Monday, February 20, 2012

A video game almost made me cry

I recently finished playing an excellent video game, Mass Effect 2 (just before Mass Effect 3 comes out), on the advice of one of my favorite writers, Tom Bissell. His video game writing on Grantland is extraordinary and his book Extra Lives is a great exploration of video games as an art form. In the book he describes how storytelling in video games has become "formally compelling" (even if the stories being told are overly baroque or poorly written) and uses Mass Effect as an example.

I totally agree with Bissell. There's a pivotal scene halfway through the game where virtually your entire crew gets captured. You're given a choice: do you want to go on a high-risk rescue mission, for which the team you lead is unprepared, or do you want to continue to prepare so you're ready for the mission? If you go on the rescue mission at that moment you're also potentially leaving a bunch of side missions undone.

While some characters were beseeching me to move quickly "while there's still time to save our crew", I had other characters cautioning me to wait, telling me that proceeding would be suicidal. I thought this was the standard sort of fake-dramatic choice offered up by video games. Why would I want to rush and  get creamed by the Collectors when I had more fun stuff to do?
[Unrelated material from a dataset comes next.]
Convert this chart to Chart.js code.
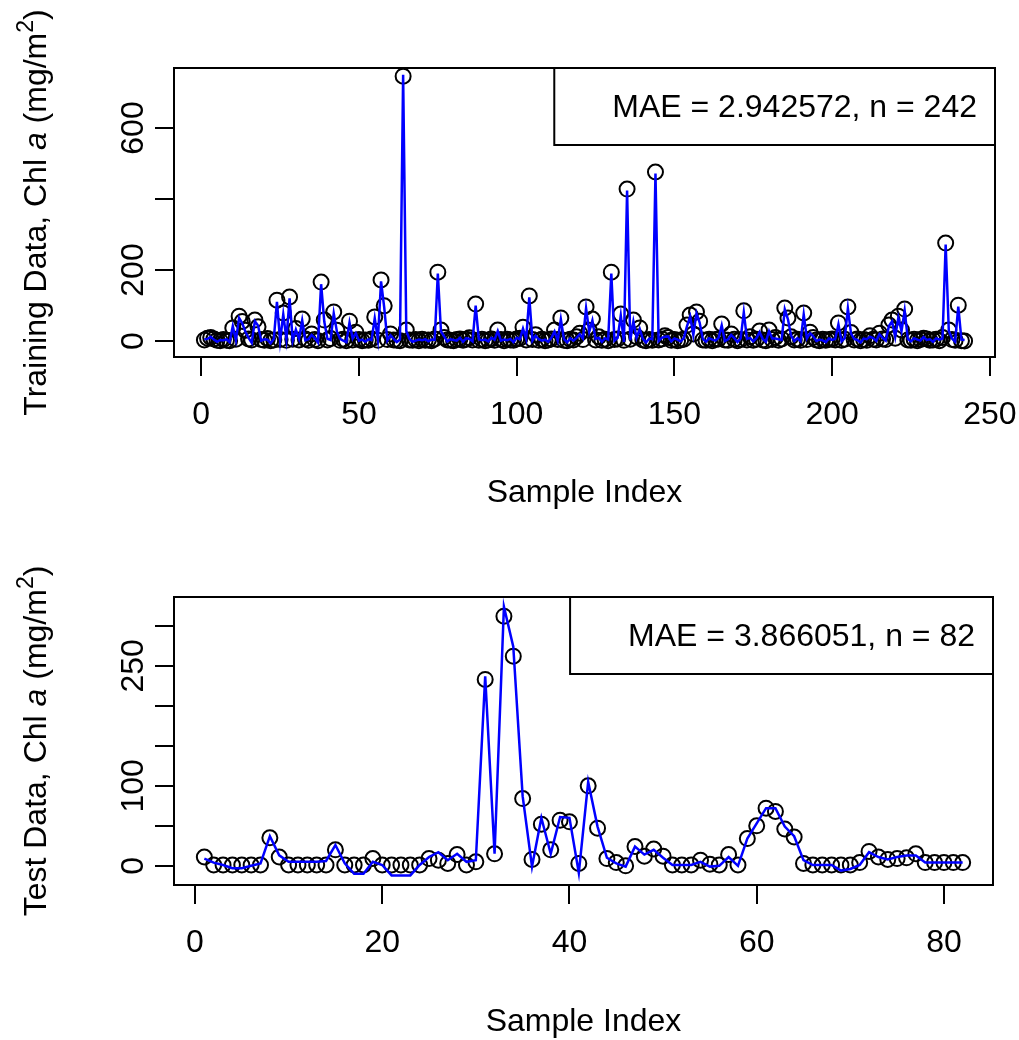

So I prudently put off the rescue mission, but had an eerie feeling walking through my ship. Once, it had been populated with chattering NPCs, but now was silent. I went about completing all of the side missions and got my rescue team fully dialed-in: plussed-up attributes, awesome weapons, useful upgrades, and so on. Only then did I order the rescue attempt.

My team prevailed, and the mission turned out to be relatively easy given how prepared we were (I should say how prepared "we" were, since we're talking about virtual characters - yet they felt real enough to me). But here's the thing: when we discovered where our crew was being held, there was only one survivor left. And I saw something horrible happen to the second-to-last survivor just as we showed up. The sole survivor then lashed out at me (at my character), protesting the length of time it had taken us to arrive. She said stuff like, "I'm sorry, it was so hard watching them all die." (All this hit home because the voice acting in Mass Effect is superb, something Tom Bissell also wrote about)

It was then that I realized: had I chosen to immediately go on the rescue mission, Mass Effect 2 was programmed to let more crew members survive. That choice I made unconsciously really mattered! Maybe I could have saved all of them! A glitch in the rendering underlined this for me, somehow more poignant for being erroneously disclosed. In the background of the frames with the surviving, distraught crewmember castigating me, I could see another crew member, whom I had already been told I did not save. So obviously there was code in there to control how many survivors I got to rescue based on how long I took to get there, yet this small bug caused one of the dead crew members to show up anyway.

The scene gave me chills. It made me feel horror and sadness and regret. I can't think of any other storytelling medium that could create a similar effect, because the game implicated me in these events. I made a careless choice, even if it was the right choice, and pretend people suffered horribly. I wish I could go back and start the game over again, knowing that my decisions in this game, unlike so many others, would bear such weight. I'm also really curious to see how hard the rescue mission would have been had I listened to my gung-ho virtual colleagues, and how many more crew members I could have saved.

This is what Bissell means when he says these games have become formally compelling: a good story-driven video game can grab hold of you; can involve you; can entertain you in a deep, rich way that no other medium can. I predict that just as we are seeing with recent television, some of the best writers will start to gravitate towards this medium because it offers such rich narrative possibilities.

4 comments:

Brian said...

Very interesting. I wonder if this experience was enough to encourage you to replay the game and, in effect, correct your mistake. Can you go back and do that without starting the whole game over?

Ray Daly said...

Thanks for pointing out the book. Agree that storytelling is getting more important.

Everything Bad is Good for You: How Today's Popular Culture is Actually Making Us Smarter is an good book on the value of video games.

I'm wondering on the mixing of current ebooks with video games as the eventual evolution of books.

Mike Subelsky said...

@Brian alas no and I'm sort of glad. I think the decisions would feel less consequential if they could so easily be reversed.

@Ray I'm sure there will be some of that but it could be an ugly hybrid...

Phil Epstein said...

I wonder to what extent your feelings about this scene were influenced by your time in the military? I don't know if you ever had to make a decision that could result in the death of a colleague/subordinate, but that's obv. present in that milieu.

I've played so many games it's second nature for me to save before a decision like that so I can experience maximum content/optimize the result I want. Which, as you point out, can result in decisions feeling less consequential, although also as you point out, it's so rare for your decisions to have actual impact anyways.